## START

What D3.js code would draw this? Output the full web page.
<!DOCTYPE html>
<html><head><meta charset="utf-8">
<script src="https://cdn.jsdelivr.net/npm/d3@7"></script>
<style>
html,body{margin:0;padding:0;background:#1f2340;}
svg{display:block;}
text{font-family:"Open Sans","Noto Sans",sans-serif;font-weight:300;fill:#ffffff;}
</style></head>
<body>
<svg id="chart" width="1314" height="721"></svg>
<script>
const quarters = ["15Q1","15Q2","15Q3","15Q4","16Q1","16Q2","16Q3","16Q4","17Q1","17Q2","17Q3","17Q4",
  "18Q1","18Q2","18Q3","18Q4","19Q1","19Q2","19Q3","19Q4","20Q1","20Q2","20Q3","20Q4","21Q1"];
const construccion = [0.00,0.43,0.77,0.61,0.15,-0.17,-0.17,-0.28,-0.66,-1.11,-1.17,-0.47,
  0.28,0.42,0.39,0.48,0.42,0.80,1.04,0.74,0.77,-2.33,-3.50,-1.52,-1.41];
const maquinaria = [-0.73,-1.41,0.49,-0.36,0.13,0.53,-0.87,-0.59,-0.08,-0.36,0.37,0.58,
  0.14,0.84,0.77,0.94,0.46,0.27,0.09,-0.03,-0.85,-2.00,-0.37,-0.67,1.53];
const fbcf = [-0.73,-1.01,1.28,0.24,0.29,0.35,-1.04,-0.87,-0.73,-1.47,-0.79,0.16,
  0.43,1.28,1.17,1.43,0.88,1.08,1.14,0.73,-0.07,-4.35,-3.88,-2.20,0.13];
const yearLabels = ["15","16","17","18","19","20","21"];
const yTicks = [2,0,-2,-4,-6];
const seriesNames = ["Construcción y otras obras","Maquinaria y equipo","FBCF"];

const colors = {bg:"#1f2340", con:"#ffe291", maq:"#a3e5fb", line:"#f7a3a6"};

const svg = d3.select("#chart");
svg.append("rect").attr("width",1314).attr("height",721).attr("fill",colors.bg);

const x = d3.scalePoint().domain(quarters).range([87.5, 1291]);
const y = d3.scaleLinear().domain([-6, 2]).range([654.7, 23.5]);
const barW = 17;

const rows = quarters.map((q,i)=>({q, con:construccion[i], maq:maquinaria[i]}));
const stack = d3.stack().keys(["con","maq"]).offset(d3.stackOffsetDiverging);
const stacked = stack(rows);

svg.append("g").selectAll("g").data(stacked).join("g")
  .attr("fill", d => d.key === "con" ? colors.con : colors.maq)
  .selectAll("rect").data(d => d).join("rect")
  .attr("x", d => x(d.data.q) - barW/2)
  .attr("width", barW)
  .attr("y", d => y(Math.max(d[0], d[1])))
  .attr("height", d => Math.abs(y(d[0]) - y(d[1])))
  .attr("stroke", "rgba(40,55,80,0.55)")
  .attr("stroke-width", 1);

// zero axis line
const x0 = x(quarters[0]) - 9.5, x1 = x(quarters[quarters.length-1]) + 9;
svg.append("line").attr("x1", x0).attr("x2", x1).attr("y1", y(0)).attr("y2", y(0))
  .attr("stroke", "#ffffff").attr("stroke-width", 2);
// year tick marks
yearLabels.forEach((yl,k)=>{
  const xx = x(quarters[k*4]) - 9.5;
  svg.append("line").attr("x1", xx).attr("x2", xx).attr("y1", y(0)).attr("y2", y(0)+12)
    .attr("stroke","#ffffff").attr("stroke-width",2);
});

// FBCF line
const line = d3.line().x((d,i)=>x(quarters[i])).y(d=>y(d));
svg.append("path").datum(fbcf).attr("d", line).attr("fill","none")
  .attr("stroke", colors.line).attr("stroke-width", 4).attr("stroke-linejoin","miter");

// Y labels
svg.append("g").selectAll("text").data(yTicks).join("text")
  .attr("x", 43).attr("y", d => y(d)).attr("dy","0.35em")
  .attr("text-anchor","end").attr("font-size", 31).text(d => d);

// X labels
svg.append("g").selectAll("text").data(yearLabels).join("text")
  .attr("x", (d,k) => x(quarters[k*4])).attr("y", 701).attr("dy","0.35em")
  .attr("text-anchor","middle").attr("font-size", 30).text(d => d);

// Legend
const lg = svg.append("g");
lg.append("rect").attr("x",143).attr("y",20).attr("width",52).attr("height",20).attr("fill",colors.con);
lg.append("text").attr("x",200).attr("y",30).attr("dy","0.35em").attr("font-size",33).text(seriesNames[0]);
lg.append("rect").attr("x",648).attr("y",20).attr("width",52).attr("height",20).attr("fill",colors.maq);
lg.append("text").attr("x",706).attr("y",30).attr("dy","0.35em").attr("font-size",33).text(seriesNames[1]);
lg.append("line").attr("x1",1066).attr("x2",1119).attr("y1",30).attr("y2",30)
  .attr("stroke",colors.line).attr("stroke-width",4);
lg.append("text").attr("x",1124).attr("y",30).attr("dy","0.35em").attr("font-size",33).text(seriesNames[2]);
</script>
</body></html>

## END

- [Your goal]: The whole listing above needs to be written out again exactly.

- [Solved exercise]:
What D3.js code would draw this? Output the full web page.
<!DOCTYPE html>
<html><head><meta charset="utf-8">
<script src="https://cdn.jsdelivr.net/npm/d3@7"></script>
<style>
html,body{margin:0;padding:0;background:#1f2340;}
svg{display:block;}
text{font-family:"Open Sans","Noto Sans",sans-serif;font-weight:300;fill:#ffffff;}
</style></head>
<body>
<svg id="chart" width="1314" height="721"></svg>
<script>
const quarters = ["15Q1","15Q2","15Q3","15Q4","16Q1","16Q2","16Q3","16Q4","17Q1","17Q2","17Q3","17Q4",
  "18Q1","18Q2","18Q3","18Q4","19Q1","19Q2","19Q3","19Q4","20Q1","20Q2","20Q3","20Q4","21Q1"];
const construccion = [0.00,0.43,0.77,0.61,0.15,-0.17,-0.17,-0.28,-0.66,-1.11,-1.17,-0.47,
  0.28,0.42,0.39,0.48,0.42,0.80,1.04,0.74,0.77,-2.33,-3.50,-1.52,-1.41];
const maquinaria = [-0.73,-1.41,0.49,-0.36,0.13,0.53,-0.87,-0.59,-0.08,-0.36,0.37,0.58,
  0.14,0.84,0.77,0.94,0.46,0.27,0.09,-0.03,-0.85,-2.00,-0.37,-0.67,1.53];
const fbcf = [-0.73,-1.01,1.28,0.24,0.29,0.35,-1.04,-0.87,-0.73,-1.47,-0.79,0.16,
  0.43,1.28,1.17,1.43,0.88,1.08,1.14,0.73,-0.07,-4.35,-3.88,-2.20,0.13];
const yearLabels = ["15","16","17","18","19","20","21"];
const yTicks = [2,0,-2,-4,-6];
const seriesNames = ["Construcción y otras obras","Maquinaria y equipo","FBCF"];

const colors = {bg:"#1f2340", con:"#ffe291", maq:"#a3e5fb", line:"#f7a3a6"};

const svg = d3.select("#chart");
svg.append("rect").attr("width",1314).attr("height",721).attr("fill",colors.bg);

const x = d3.scalePoint().domain(quarters).range([87.5, 1291]);
const y = d3.scaleLinear().domain([-6, 2]).range([654.7, 23.5]);
const barW = 17;

const rows = quarters.map((q,i)=>({q, con:construccion[i], maq:maquinaria[i]}));
const stack = d3.stack().keys(["con","maq"]).offset(d3.stackOffsetDiverging);
const stacked = stack(rows);

svg.append("g").selectAll("g").data(stacked).join("g")
  .attr("fill", d => d.key === "con" ? colors.con : colors.maq)
  .selectAll("rect").data(d => d).join("rect")
  .attr("x", d => x(d.data.q) - barW/2)
  .attr("width", barW)
  .attr("y", d => y(Math.max(d[0], d[1])))
  .attr("height", d => Math.abs(y(d[0]) - y(d[1])))
  .attr("stroke", "rgba(40,55,80,0.55)")
  .attr("stroke-width", 1);

// zero axis line
const x0 = x(quarters[0]) - 9.5, x1 = x(quarters[quarters.length-1]) + 9;
svg.append("line").attr("x1", x0).attr("x2", x1).attr("y1", y(0)).attr("y2", y(0))
  .attr("stroke", "#ffffff").attr("stroke-width", 2);
// year tick marks
yearLabels.forEach((yl,k)=>{
  const xx = x(quarters[k*4]) - 9.5;
  svg.append("line").attr("x1", xx).attr("x2", xx).attr("y1", y(0)).attr("y2", y(0)+12)
    .attr("stroke","#ffffff").attr("stroke-width",2);
});

// FBCF line
const line = d3.line().x((d,i)=>x(quarters[i])).y(d=>y(d));
svg.append("path").datum(fbcf).attr("d", line).attr("fill","none")
  .attr("stroke", colors.line).attr("stroke-width", 4).attr("stroke-linejoin","miter");

// Y labels
svg.append("g").selectAll("text").data(yTicks).join("text")
  .attr("x", 43).attr("y", d => y(d)).attr("dy","0.35em")
  .attr("text-anchor","end").attr("font-size", 31).text(d => d);

// X labels
svg.append("g").selectAll("text").data(yearLabels).join("text")
  .attr("x", (d,k) => x(quarters[k*4])).attr("y", 701).attr("dy","0.35em")
  .attr("text-anchor","middle").attr("font-size", 30).text(d => d);

// Legend
const lg = svg.append("g");
lg.append("rect").attr("x",143).attr("y",20).attr("width",52).attr("height",20).attr("fill",colors.con);
lg.append("text").attr("x",200).attr("y",30).attr("dy","0.35em").attr("font-size",33).text(seriesNames[0]);
lg.append("rect").attr("x",648).attr("y",20).attr("width",52).attr("height",20).attr("fill",colors.maq);
lg.append("text").attr("x",706).attr("y",30).attr("dy","0.35em").attr("font-size",33).text(seriesNames[1]);
lg.append("line").attr("x1",1066).attr("x2",1119).attr("y1",30).attr("y2",30)
  .attr("stroke",colors.line).attr("stroke-width",4);
lg.append("text").attr("x",1124).attr("y",30).attr("dy","0.35em").attr("font-size",33).text(seriesNames[2]);
</script>
</body></html>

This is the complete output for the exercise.